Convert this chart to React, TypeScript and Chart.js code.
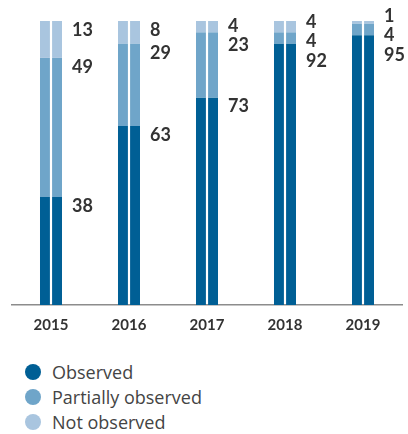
import React, { useEffect, useRef } from "react";
import { Chart, registerables } from "chart.js";

Chart.register(...registerables);

const years = ["2015", "2016", "2017", "2018", "2019"];
const observed = [38, 63, 73, 92, 95];
const partiallyObserved = [49, 29, 23, 4, 4];
const notObserved = [13, 8, 4, 4, 1];

const seriesNames = ["Observed", "Partially observed", "Not observed"];
const seriesColors = ["#005f95", "#6fa5c9", "#a9c5df"];

const labelPlugin = {
  id: "sideLabels",
  afterDatasetsDraw(chart: any) {
    const ctx = chart.ctx;
    const values = [observed, partiallyObserved, notObserved];
    const gap = 19.5;
    years.forEach((_, i) => {
      const items: { d: number; text: string; x: number }[] = [];
      for (let s = 2; s >= 0; s--) {
        const el = chart.getDatasetMeta(3 + s).data[i] as any;
        const top = Math.min(el.y, el.base);
        items.push({ d: top + 9, text: String(values[s][i]), x: el.x + el.width / 2 + 10 });
      }
      const clusters: { ds: number[]; start: number; top: number }[] = [];
      items.forEach((it, k) => {
        clusters.push({ ds: [it.d], start: k, top: it.d });
        while (clusters.length > 1) {
          const cur = clusters[clusters.length - 1];
          const prev = clusters[clusters.length - 2];
          if (prev.top + prev.ds.length * gap > cur.top) {
            const ds = prev.ds.concat(cur.ds);
            let sum = 0;
            ds.forEach((d, j) => (sum += d - j * gap));
            clusters.splice(clusters.length - 2, 2, { ds, start: prev.start, top: sum / ds.length });
          } else break;
        }
      });
      ctx.save();
      ctx.font = "bold 18px Lato";
      ctx.fillStyle = "#333333";
      ctx.textBaseline = "middle";
      ctx.textAlign = "left";
      clusters.forEach((c) => {
        c.ds.forEach((_, j) => {
          const it = items[c.start + j];
          ctx.fillText(it.text, it.x, c.top + j * gap);
        });
      });
      ctx.restore();
    });
  },
};

export default function App() {
  const ref = useRef<HTMLCanvasElement>(null);
  useEffect(() => {
    document.body.style.margin = "0";
    const values = [observed, partiallyObserved, notObserved];
    const datasets: any[] = [];
    ["L", "R"].forEach((stack) => {
      values.forEach((v, s) => {
        datasets.push({
          label: seriesNames[s],
          data: v,
          backgroundColor: seriesColors[s],
          stack,
          borderWidth: 0,
          categoryPercentage: 0.31,
          barPercentage: 0.82,
        });
      });
    });
    const chart = new Chart(ref.current!, {
      type: "bar",
      data: { labels: years, datasets },
      options: {
        responsive: false,
        animation: false,
        layout: { padding: { left: 12, right: 6, top: 21, bottom: 0 } },
        plugins: { legend: { display: false }, tooltip: { enabled: false } },
        scales: {
          x: {
            stacked: true,
            grid: { display: false, drawTicks: false },
            border: { display: true, color: "#8c8c8c", width: 1.5 },
            ticks: { color: "#333333", font: { family: "Lato", size: 15, weight: "bold" }, padding: 11 },
            afterFit: (scale: any) => {
              scale.height = 35;
            },
          },
          y: { stacked: true, display: false, min: 0, max: 100 },
        },
      },
      plugins: [labelPlugin],
    });
    return () => chart.destroy();
  }, []);

  return (
    <div style={{ position: "relative", width: 408, height: 434, fontFamily: "'Open Sans'" }}>
      <canvas ref={ref} width={408} height={340} style={{ display: "block" }} />
      <div style={{ position: "absolute", left: 25, top: 359 }}>
        {seriesNames.map((n, s) => (
          <div key={n} style={{ display: "flex", alignItems: "center", height: 25, fontSize: 18, color: "#444" }}>
            <span
              style={{
                width: 16,
                height: 16,
                borderRadius: 8,
                background: seriesColors[s],
                display: "inline-block",
                marginRight: 11,
                flexShrink: 0,
              }}
            />
            {n}
          </div>
        ))}
      </div>
    </div>
  );
}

Short problem: Reproduce the material above in full and without alteration, but skip all pictures.

Solution to this task:
Convert this chart to React, TypeScript and Chart.js code.
import React, { useEffect, useRef } from "react";
import { Chart, registerables } from "chart.js";

Chart.register(...registerables);

const years = ["2015", "2016", "2017", "2018", "2019"];
const observed = [38, 63, 73, 92, 95];
const partiallyObserved = [49, 29, 23, 4, 4];
const notObserved = [13, 8, 4, 4, 1];

const seriesNames = ["Observed", "Partially observed", "Not observed"];
const seriesColors = ["#005f95", "#6fa5c9", "#a9c5df"];

const labelPlugin = {
  id: "sideLabels",
  afterDatasetsDraw(chart: any) {
    const ctx = chart.ctx;
    const values = [observed, partiallyObserved, notObserved];
    const gap = 19.5;
    years.forEach((_, i) => {
      const items: { d: number; text: string; x: number }[] = [];
      for (let s = 2; s >= 0; s--) {
        const el = chart.getDatasetMeta(3 + s).data[i] as any;
        const top = Math.min(el.y, el.base);
        items.push({ d: top + 9, text: String(values[s][i]), x: el.x + el.width / 2 + 10 });
      }
      const clusters: { ds: number[]; start: number; top: number }[] = [];
      items.forEach((it, k) => {
        clusters.push({ ds: [it.d], start: k, top: it.d });
        while (clusters.length > 1) {
          const cur = clusters[clusters.length - 1];
          const prev = clusters[clusters.length - 2];
          if (prev.top + prev.ds.length * gap > cur.top) {
            const ds = prev.ds.concat(cur.ds);
            let sum = 0;
            ds.forEach((d, j) => (sum += d - j * gap));
            clusters.splice(clusters.length - 2, 2, { ds, start: prev.start, top: sum / ds.length });
          } else break;
        }
      });
      ctx.save();
      ctx.font = "bold 18px Lato";
      ctx.fillStyle = "#333333";
      ctx.textBaseline = "middle";
      ctx.textAlign = "left";
      clusters.forEach((c) => {
        c.ds.forEach((_, j) => {
          const it = items[c.start + j];
          ctx.fillText(it.text, it.x, c.top + j * gap);
        });
      });
      ctx.restore();
    });
  },
};

export default function App() {
  const ref = useRef<HTMLCanvasElement>(null);
  useEffect(() => {
    document.body.style.margin = "0";
    const values = [observed, partiallyObserved, notObserved];
    const datasets: any[] = [];
    ["L", "R"].forEach((stack) => {
      values.forEach((v, s) => {
        datasets.push({
          label: seriesNames[s],
          data: v,
          backgroundColor: seriesColors[s],
          stack,
          borderWidth: 0,
          categoryPercentage: 0.31,
          barPercentage: 0.82,
        });
      });
    });
    const chart = new Chart(ref.current!, {
      type: "bar",
      data: { labels: years, datasets },
      options: {
        responsive: false,
        animation: false,
        layout: { padding: { left: 12, right: 6, top: 21, bottom: 0 } },
        plugins: { legend: { display: false }, tooltip: { enabled: false } },
        scales: {
          x: {
            stacked: true,
            grid: { display: false, drawTicks: false },
            border: { display: true, color: "#8c8c8c", width: 1.5 },
            ticks: { color: "#333333", font: { family: "Lato", size: 15, weight: "bold" }, padding: 11 },
            afterFit: (scale: any) => {
              scale.height = 35;
            },
          },
          y: { stacked: true, display: false, min: 0, max: 100 },
        },
      },
      plugins: [labelPlugin],
    });
    return () => chart.destroy();
  }, []);

  return (
    <div style={{ position: "relative", width: 408, height: 434, fontFamily: "'Open Sans'" }}>
      <canvas ref={ref} width={408} height={340} style={{ display: "block" }} />
      <div style={{ position: "absolute", left: 25, top: 359 }}>
        {seriesNames.map((n, s) => (
          <div key={n} style={{ display: "flex", alignItems: "center", height: 25, fontSize: 18, color: "#444" }}>
            <span
              style={{
                width: 16,
                height: 16,
                borderRadius: 8,
                background: seriesColors[s],
                display: "inline-block",
                marginRight: 11,
                flexShrink: 0,
              }}
            />
            {n}
          </div>
        ))}
      </div>
    </div>
  );
}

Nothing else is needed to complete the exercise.